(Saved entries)
>>>

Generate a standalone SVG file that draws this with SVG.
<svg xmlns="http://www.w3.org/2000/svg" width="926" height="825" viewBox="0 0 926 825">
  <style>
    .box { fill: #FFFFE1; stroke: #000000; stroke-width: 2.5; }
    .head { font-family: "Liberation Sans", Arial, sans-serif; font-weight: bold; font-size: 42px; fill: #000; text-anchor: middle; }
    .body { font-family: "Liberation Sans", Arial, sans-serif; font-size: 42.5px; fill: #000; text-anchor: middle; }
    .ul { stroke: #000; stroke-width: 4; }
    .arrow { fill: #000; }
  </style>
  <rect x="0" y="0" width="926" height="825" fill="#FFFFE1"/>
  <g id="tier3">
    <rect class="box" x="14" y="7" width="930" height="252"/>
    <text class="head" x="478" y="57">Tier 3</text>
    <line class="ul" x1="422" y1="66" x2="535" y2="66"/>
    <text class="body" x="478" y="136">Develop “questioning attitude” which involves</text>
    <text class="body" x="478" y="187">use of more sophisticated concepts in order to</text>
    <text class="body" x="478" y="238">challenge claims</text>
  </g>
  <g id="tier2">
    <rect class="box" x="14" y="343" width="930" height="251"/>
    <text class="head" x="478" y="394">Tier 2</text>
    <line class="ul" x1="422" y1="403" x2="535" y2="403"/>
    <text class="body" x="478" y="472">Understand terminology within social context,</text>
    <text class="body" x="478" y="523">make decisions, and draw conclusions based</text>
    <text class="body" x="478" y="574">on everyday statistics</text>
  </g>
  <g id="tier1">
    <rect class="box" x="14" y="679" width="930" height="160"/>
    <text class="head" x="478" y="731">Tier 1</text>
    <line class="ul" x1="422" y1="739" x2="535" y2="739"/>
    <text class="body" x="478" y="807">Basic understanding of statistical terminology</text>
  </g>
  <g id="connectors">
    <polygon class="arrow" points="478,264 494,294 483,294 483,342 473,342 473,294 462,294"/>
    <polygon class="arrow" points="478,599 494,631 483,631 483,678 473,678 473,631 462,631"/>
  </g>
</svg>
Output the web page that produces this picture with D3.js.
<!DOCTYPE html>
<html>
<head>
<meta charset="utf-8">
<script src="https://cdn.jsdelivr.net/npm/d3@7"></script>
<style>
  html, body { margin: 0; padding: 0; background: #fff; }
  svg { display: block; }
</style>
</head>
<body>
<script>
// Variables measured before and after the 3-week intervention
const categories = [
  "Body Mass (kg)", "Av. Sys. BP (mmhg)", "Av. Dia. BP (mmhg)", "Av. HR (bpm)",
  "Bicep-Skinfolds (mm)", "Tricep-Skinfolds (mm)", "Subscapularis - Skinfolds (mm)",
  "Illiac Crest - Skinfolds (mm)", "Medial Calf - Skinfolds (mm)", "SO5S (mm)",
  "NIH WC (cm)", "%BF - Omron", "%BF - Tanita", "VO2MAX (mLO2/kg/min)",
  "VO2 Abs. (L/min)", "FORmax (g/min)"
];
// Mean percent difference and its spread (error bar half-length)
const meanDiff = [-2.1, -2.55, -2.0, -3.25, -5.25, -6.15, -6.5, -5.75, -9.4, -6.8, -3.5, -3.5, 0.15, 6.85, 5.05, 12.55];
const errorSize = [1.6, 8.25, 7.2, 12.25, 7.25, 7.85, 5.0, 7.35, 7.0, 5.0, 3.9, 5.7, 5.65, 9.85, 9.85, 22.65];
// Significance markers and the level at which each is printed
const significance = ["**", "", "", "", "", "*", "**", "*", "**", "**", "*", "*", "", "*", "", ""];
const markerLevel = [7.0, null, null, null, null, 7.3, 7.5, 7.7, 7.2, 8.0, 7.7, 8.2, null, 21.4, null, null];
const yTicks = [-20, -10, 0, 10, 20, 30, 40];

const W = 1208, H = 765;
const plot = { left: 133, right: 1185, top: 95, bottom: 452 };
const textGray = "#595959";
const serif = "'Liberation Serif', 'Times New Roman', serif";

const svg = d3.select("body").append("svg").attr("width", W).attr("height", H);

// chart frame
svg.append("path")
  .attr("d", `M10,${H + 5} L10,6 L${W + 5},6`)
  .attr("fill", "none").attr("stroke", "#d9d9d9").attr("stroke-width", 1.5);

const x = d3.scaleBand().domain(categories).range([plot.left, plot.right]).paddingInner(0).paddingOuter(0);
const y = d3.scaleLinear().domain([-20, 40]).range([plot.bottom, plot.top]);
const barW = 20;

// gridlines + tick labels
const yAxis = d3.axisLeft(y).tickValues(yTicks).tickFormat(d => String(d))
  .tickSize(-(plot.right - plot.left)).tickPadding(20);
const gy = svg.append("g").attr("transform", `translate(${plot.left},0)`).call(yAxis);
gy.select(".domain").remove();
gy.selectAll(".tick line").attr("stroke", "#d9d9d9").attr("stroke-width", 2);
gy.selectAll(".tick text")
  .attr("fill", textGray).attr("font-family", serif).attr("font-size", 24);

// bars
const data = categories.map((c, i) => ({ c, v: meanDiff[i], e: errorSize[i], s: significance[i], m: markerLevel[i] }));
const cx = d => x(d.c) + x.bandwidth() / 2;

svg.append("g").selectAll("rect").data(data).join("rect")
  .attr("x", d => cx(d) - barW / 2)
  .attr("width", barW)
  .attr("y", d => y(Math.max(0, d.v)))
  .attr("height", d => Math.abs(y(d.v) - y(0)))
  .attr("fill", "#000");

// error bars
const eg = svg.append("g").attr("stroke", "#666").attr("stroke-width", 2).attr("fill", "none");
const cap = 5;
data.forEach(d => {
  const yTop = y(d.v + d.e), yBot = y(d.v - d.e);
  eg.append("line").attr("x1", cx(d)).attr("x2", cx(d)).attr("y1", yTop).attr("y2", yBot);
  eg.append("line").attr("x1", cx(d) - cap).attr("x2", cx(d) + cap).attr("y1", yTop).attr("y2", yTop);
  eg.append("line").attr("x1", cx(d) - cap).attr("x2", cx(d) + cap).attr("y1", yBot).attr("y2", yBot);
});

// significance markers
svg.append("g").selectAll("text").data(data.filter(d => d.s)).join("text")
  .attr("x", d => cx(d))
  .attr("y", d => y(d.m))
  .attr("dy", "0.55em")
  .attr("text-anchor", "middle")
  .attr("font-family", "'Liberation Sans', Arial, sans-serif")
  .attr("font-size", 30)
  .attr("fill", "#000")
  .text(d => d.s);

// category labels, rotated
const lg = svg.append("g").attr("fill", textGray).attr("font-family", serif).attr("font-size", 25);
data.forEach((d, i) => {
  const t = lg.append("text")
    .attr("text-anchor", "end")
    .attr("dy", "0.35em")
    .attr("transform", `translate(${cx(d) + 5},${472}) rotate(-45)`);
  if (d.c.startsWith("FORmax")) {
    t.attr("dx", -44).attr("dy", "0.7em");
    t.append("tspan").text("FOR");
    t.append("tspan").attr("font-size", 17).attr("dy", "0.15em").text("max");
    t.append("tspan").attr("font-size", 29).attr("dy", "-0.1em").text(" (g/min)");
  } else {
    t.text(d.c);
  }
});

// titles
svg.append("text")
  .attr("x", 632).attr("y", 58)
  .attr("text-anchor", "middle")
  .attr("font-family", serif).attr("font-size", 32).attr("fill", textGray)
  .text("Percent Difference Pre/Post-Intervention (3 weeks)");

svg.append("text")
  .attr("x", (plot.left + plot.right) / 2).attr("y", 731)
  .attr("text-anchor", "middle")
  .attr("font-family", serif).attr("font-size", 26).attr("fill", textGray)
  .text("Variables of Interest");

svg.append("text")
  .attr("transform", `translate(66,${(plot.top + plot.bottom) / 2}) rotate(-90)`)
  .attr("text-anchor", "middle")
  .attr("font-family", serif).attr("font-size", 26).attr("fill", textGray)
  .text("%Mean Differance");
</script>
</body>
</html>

<<<

## [Stated task]
Write every entry out again exactly.

## [Written reply]
Generate a standalone SVG file that draws this with SVG.
<svg xmlns="http://www.w3.org/2000/svg" width="926" height="825" viewBox="0 0 926 825">
  <style>
    .box { fill: #FFFFE1; stroke: #000000; stroke-width: 2.5; }
    .head { font-family: "Liberation Sans", Arial, sans-serif; font-weight: bold; font-size: 42px; fill: #000; text-anchor: middle; }
    .body { font-family: "Liberation Sans", Arial, sans-serif; font-size: 42.5px; fill: #000; text-anchor: middle; }
    .ul { stroke: #000; stroke-width: 4; }
    .arrow { fill: #000; }
  </style>
  <rect x="0" y="0" width="926" height="825" fill="#FFFFE1"/>
  <g id="tier3">
    <rect class="box" x="14" y="7" width="930" height="252"/>
    <text class="head" x="478" y="57">Tier 3</text>
    <line class="ul" x1="422" y1="66" x2="535" y2="66"/>
    <text class="body" x="478" y="136">Develop “questioning attitude” which involves</text>
    <text class="body" x="478" y="187">use of more sophisticated concepts in order to</text>
    <text class="body" x="478" y="238">challenge claims</text>
  </g>
  <g id="tier2">
    <rect class="box" x="14" y="343" width="930" height="251"/>
    <text class="head" x="478" y="394">Tier 2</text>
    <line class="ul" x1="422" y1="403" x2="535" y2="403"/>
    <text class="body" x="478" y="472">Understand terminology within social context,</text>
    <text class="body" x="478" y="523">make decisions, and draw conclusions based</text>
    <text class="body" x="478" y="574">on everyday statistics</text>
  </g>
  <g id="tier1">
    <rect class="box" x="14" y="679" width="930" height="160"/>
    <text class="head" x="478" y="731">Tier 1</text>
    <line class="ul" x1="422" y1="739" x2="535" y2="739"/>
    <text class="body" x="478" y="807">Basic understanding of statistical terminology</text>
  </g>
  <g id="connectors">
    <polygon class="arrow" points="478,264 494,294 483,294 483,342 473,342 473,294 462,294"/>
    <polygon class="arrow" points="478,599 494,631 483,631 483,678 473,678 473,631 462,631"/>
  </g>
</svg>
Output the web page that produces this picture with D3.js.
<!DOCTYPE html>
<html>
<head>
<meta charset="utf-8">
<script src="https://cdn.jsdelivr.net/npm/d3@7"></script>
<style>
  html, body { margin: 0; padding: 0; background: #fff; }
  svg { display: block; }
</style>
</head>
<body>
<script>
// Variables measured before and after the 3-week intervention
const categories = [
  "Body Mass (kg)", "Av. Sys. BP (mmhg)", "Av. Dia. BP (mmhg)", "Av. HR (bpm)",
  "Bicep-Skinfolds (mm)", "Tricep-Skinfolds (mm)", "Subscapularis - Skinfolds (mm)",
  "Illiac Crest - Skinfolds (mm)", "Medial Calf - Skinfolds (mm)", "SO5S (mm)",
  "NIH WC (cm)", "%BF - Omron", "%BF - Tanita", "VO2MAX (mLO2/kg/min)",
  "VO2 Abs. (L/min)", "FORmax (g/min)"
];
// Mean percent difference and its spread (error bar half-length)
const meanDiff = [-2.1, -2.55, -2.0, -3.25, -5.25, -6.15, -6.5, -5.75, -9.4, -6.8, -3.5, -3.5, 0.15, 6.85, 5.05, 12.55];
const errorSize = [1.6, 8.25, 7.2, 12.25, 7.25, 7.85, 5.0, 7.35, 7.0, 5.0, 3.9, 5.7, 5.65, 9.85, 9.85, 22.65];
// Significance markers and the level at which each is printed
const significance = ["**", "", "", "", "", "*", "**", "*", "**", "**", "*", "*", "", "*", "", ""];
const markerLevel = [7.0, null, null, null, null, 7.3, 7.5, 7.7, 7.2, 8.0, 7.7, 8.2, null, 21.4, null, null];
const yTicks = [-20, -10, 0, 10, 20, 30, 40];

const W = 1208, H = 765;
const plot = { left: 133, right: 1185, top: 95, bottom: 452 };
const textGray = "#595959";
const serif = "'Liberation Serif', 'Times New Roman', serif";

const svg = d3.select("body").append("svg").attr("width", W).attr("height", H);

// chart frame
svg.append("path")
  .attr("d", `M10,${H + 5} L10,6 L${W + 5},6`)
  .attr("fill", "none").attr("stroke", "#d9d9d9").attr("stroke-width", 1.5);

const x = d3.scaleBand().domain(categories).range([plot.left, plot.right]).paddingInner(0).paddingOuter(0);
const y = d3.scaleLinear().domain([-20, 40]).range([plot.bottom, plot.top]);
const barW = 20;

// gridlines + tick labels
const yAxis = d3.axisLeft(y).tickValues(yTicks).tickFormat(d => String(d))
  .tickSize(-(plot.right - plot.left)).tickPadding(20);
const gy = svg.append("g").attr("transform", `translate(${plot.left},0)`).call(yAxis);
gy.select(".domain").remove();
gy.selectAll(".tick line").attr("stroke", "#d9d9d9").attr("stroke-width", 2);
gy.selectAll(".tick text")
  .attr("fill", textGray).attr("font-family", serif).attr("font-size", 24);

// bars
const data = categories.map((c, i) => ({ c, v: meanDiff[i], e: errorSize[i], s: significance[i], m: markerLevel[i] }));
const cx = d => x(d.c) + x.bandwidth() / 2;

svg.append("g").selectAll("rect").data(data).join("rect")
  .attr("x", d => cx(d) - barW / 2)
  .attr("width", barW)
  .attr("y", d => y(Math.max(0, d.v)))
  .attr("height", d => Math.abs(y(d.v) - y(0)))
  .attr("fill", "#000");

// error bars
const eg = svg.append("g").attr("stroke", "#666").attr("stroke-width", 2).attr("fill", "none");
const cap = 5;
data.forEach(d => {
  const yTop = y(d.v + d.e), yBot = y(d.v - d.e);
  eg.append("line").attr("x1", cx(d)).attr("x2", cx(d)).attr("y1", yTop).attr("y2", yBot);
  eg.append("line").attr("x1", cx(d) - cap).attr("x2", cx(d) + cap).attr("y1", yTop).attr("y2", yTop);
  eg.append("line").attr("x1", cx(d) - cap).attr("x2", cx(d) + cap).attr("y1", yBot).attr("y2", yBot);
});

// significance markers
svg.append("g").selectAll("text").data(data.filter(d => d.s)).join("text")
  .attr("x", d => cx(d))
  .attr("y", d => y(d.m))
  .attr("dy", "0.55em")
  .attr("text-anchor", "middle")
  .attr("font-family", "'Liberation Sans', Arial, sans-serif")
  .attr("font-size", 30)
  .attr("fill", "#000")
  .text(d => d.s);

// category labels, rotated
const lg = svg.append("g").attr("fill", textGray).attr("font-family", serif).attr("font-size", 25);
data.forEach((d, i) => {
  const t = lg.append("text")
    .attr("text-anchor", "end")
    .attr("dy", "0.35em")
    .attr("transform", `translate(${cx(d) + 5},${472}) rotate(-45)`);
  if (d.c.startsWith("FORmax")) {
    t.attr("dx", -44).attr("dy", "0.7em");
    t.append("tspan").text("FOR");
    t.append("tspan").attr("font-size", 17).attr("dy", "0.15em").text("max");
    t.append("tspan").attr("font-size", 29).attr("dy", "-0.1em").text(" (g/min)");
  } else {
    t.text(d.c);
  }
});

// titles
svg.append("text")
  .attr("x", 632).attr("y", 58)
  .attr("text-anchor", "middle")
  .attr("font-family", serif).attr("font-size", 32).attr("fill", textGray)
  .text("Percent Difference Pre/Post-Intervention (3 weeks)");

svg.append("text")
  .attr("x", (plot.left + plot.right) / 2).attr("y", 731)
  .attr("text-anchor", "middle")
  .attr("font-family", serif).attr("font-size", 26).attr("fill", textGray)
  .text("Variables of Interest");

svg.append("text")
  .attr("transform", `translate(66,${(plot.top + plot.bottom) / 2}) rotate(-90)`)
  .attr("text-anchor", "middle")
  .attr("font-family", serif).attr("font-size", 26).attr("fill", textGray)
  .text("%Mean Differance");
</script>
</body>
</html>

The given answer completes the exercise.